How can I prove that,
$$\frac{a_{1}+a_{2}+\dots+a_{n}}{b_{1}+b_{2}+\dots+b_{n}} \le \max_i\left\{\frac{a_{i}}{b_{i}}\right\}$$
where $1 \le i \le n$, and $a_{i} \neq a_{j}$ and $b_{i} \neq b_{j}, \forall i \neq j$
Edit I have figured out that the above assumptions about $a_{i}$, and $b_{i}$ are not needed.
On
The $a_i$ can be arbitrary real numbers, but the $b_i$ need to be positive. Then $$ \tag{*} a_j \le b_j \cdot \left\{ \max_i \frac{a_i}{b_i} \right \} \quad \text{for $j =1, \ldots, n$} $$ and adding these gives the desired inequality.

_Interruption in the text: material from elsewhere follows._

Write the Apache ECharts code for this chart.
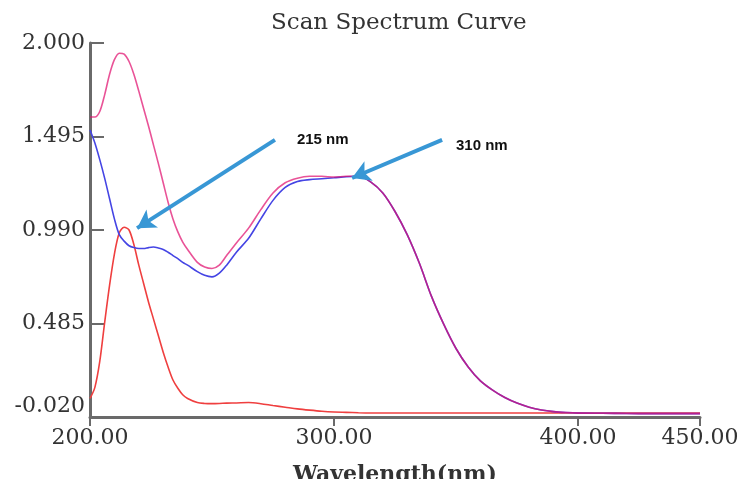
<!DOCTYPE html>
<html>
<head>
<meta charset="utf-8">
<script src="https://cdn.jsdelivr.net/npm/echarts@6/dist/echarts.min.js"></script>
<style>
  html, body { margin: 0; padding: 0; background: #fff; }
  #chart { width: 743px; height: 479px; }
</style>
</head>
<body>
<div id="chart"></div>
<script>
// wavelength grid (nm) shared by the three scans
var wavelengths = [200, 202, 204, 206, 208, 210, 212, 214, 216, 218, 220, 222, 224, 226, 228, 230, 232, 234, 236, 238, 240,
  244, 247, 250, 253, 256, 260, 265, 270, 275, 280, 285, 290, 295, 300, 305, 310, 315, 320, 325, 330, 335, 340, 345, 350,
  355, 360, 365, 370, 375, 380, 385, 390, 395, 400, 410, 420, 430, 440, 450];

var redAbs = [0.08, 0.14, 0.28, 0.49, 0.69, 0.86, 0.975, 1.005, 0.99, 0.91, 0.80, 0.70, 0.60, 0.51, 0.42, 0.33, 0.25, 0.18, 0.135, 0.10, 0.08,
  0.058, 0.053, 0.052, 0.053, 0.055, 0.056, 0.058, 0.052, 0.042, 0.033, 0.024, 0.017, 0.011, 0.007, 0.005, 0.003, 0.002, 0.002, 0.002, 0.002, 0.002, 0.002, 0.002, 0.002,
  0.002, 0.002, 0.002, 0.002, 0.002, 0.002, 0.002, 0.002, 0.002, 0.002, 0.002, 0.002, 0.002, 0.002, 0.002];

var blueAbs = [1.53, 1.46, 1.37, 1.27, 1.16, 1.05, 0.965, 0.93, 0.905, 0.895, 0.89, 0.89, 0.895, 0.898, 0.893, 0.885, 0.87, 0.852, 0.835, 0.815, 0.80,
  0.765, 0.745, 0.737, 0.757, 0.80, 0.87, 0.945, 1.05, 1.15, 1.22, 1.252, 1.262, 1.267, 1.272, 1.278, 1.28, 1.25, 1.19, 1.09, 0.965, 0.81, 0.63, 0.48, 0.35,
  0.25, 0.175, 0.125, 0.085, 0.055, 0.033, 0.018, 0.009, 0.004, 0.001, 0.0, -0.001, -0.002, -0.002, -0.002];

var pinkAbs = [1.60, 1.60, 1.63, 1.72, 1.83, 1.91, 1.945, 1.94, 1.90, 1.83, 1.74, 1.645, 1.55, 1.45, 1.35, 1.245, 1.14, 1.05, 0.98, 0.925, 0.885,
  0.815, 0.79, 0.782, 0.80, 0.852, 0.92, 1.00, 1.10, 1.19, 1.245, 1.27, 1.28, 1.28, 1.276, 1.28, 1.28, 1.25, 1.19, 1.09, 0.965, 0.81, 0.63, 0.48, 0.35,
  0.25, 0.175, 0.125, 0.085, 0.055, 0.033, 0.018, 0.009, 0.004, 0.001, 0.0, -0.001, -0.002, -0.002, -0.002];

var yTicks = [-0.02, 0.485, 0.99, 1.495, 2.0];
var xTicks = [200, 300, 400, 450];

// annotation arrows: [from, to] in (nm, abs)
var arrow215 = [[275.8, 1.477], [219.3, 1.0]];
var arrow310 = [[344.3, 1.477], [307.4, 1.271]];
var noteLabels = ['215 nm', '310 nm'];
var notePos = [[284.8, 1.477], [350.0, 1.444]];

function pairs(vals) {
  return wavelengths.map(function (w, i) { return [w, vals[i]]; });
}

var axisColor = '#6a6a6a';
var serif = 'DejaVu Serif';

var myChart = echarts.init(document.getElementById('chart'));
myChart.setOption({
  animation: false,
  backgroundColor: '#fff',
  title: {
    text: 'Scan Spectrum Curve',
    left: 266,
    top: 7,
    textStyle: { fontFamily: serif, fontSize: 23, fontWeight: 'normal', color: '#333' }
  },
  grid: { left: 90, right: 43, top: 43, bottom: 62, outerBoundsMode: 'none', containLabel: false },
  xAxis: {
    type: 'value',
    min: 200,
    max: 450,
    name: 'Wavelength(nm)',
    nameLocation: 'middle',
    nameGap: 47,
    nameTextStyle: { fontFamily: serif, fontSize: 22, fontWeight: 'bold', color: '#333' },
    axisLine: { onZero: false, lineStyle: { color: axisColor, width: 3 } },
    axisTick: { customValues: xTicks, length: 9, lineStyle: { color: axisColor, width: 2 } },
    axisLabel: {
      customValues: xTicks,
      margin: 10,
      fontFamily: serif,
      fontSize: 22,
      color: '#333',
      formatter: function (v) { return v.toFixed(2); }
    },
    splitLine: { show: false }
  },
  yAxis: {
    type: 'value',
    min: -0.02,
    max: 2.0,
    axisLine: { show: true, onZero: false, lineStyle: { color: axisColor, width: 3 } },
    axisTick: { show: true, inside: true, customValues: yTicks, length: 14, lineStyle: { color: axisColor, width: 2 } },
    axisLabel: {
      customValues: yTicks,
      margin: 5,
      fontFamily: serif,
      fontSize: 22,
      color: '#333',
      formatter: function (v) {
        var s = v.toFixed(3);
        return v < 0 ? '{low|' + s + '}' : s;
      },
      rich: { low: { fontFamily: serif, fontSize: 22, color: '#333', padding: [0, 0, 22, 0] } }
    },
    splitLine: { show: false }
  },
  series: [
    {
      name: 'red',
      type: 'line',
      data: pairs(redAbs),
      smooth: 0.3,
      showSymbol: false,
      lineStyle: { color: '#ef3f3f', width: 1.6 },
      markLine: {
        silent: true,
        symbol: ['none', 'arrow'],
        symbolSize: [16, 18],
        label: { show: false },
        lineStyle: { color: '#3897d5', width: 4, type: 'solid' },
        data: [
          [{ coord: arrow215[0] }, { coord: arrow215[1] }],
          [{ coord: arrow310[0] }, { coord: arrow310[1] }]
        ]
      },
      markPoint: {
        silent: true,
        symbol: 'circle',
        symbolSize: 0,
        label: {
          show: true,
          position: 'right',
          distance: 0,
          formatter: '{b}',
          fontFamily: 'Liberation Sans',
          fontWeight: 'bold',
          fontSize: 15,
          color: '#111'
        },
        data: noteLabels.map(function (t, i) { return { name: t, coord: notePos[i] }; })
      }
    },
    {
      name: 'blue',
      type: 'line',
      data: pairs(blueAbs),
      smooth: 0.3,
      showSymbol: false,
      lineStyle: { color: '#4545e4', width: 1.6 }
    },
    {
      name: 'pink',
      type: 'line',
      data: pairs(pinkAbs),
      smooth: 0.3,
      showSymbol: false,
      lineStyle: { color: '#e0106f', width: 1.6, opacity: 0.72 }
    }
  ]
}, true);
</script>
</body>
</html>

If the $b_i$ are not required to be positive then the inequality must not hold, a counter-example is $$ \frac {2 - 1}{3 - 2} > \max \left\{ \frac{2}{3}, \frac{-1}{-2} \right \} \, . $$
Hint:
Suppose this holds for $n=2$ (prove this base case yourself). Then $$\frac{(a_1+...a_k)+a_{k+1}}{(b_1+...+b_k)+b_{k+1}}\le \max\left(\frac{a_1+...+a_k}{b_1+...+b_{k}}, \frac{a_{k+1}}{b_{k+1}}\right)$$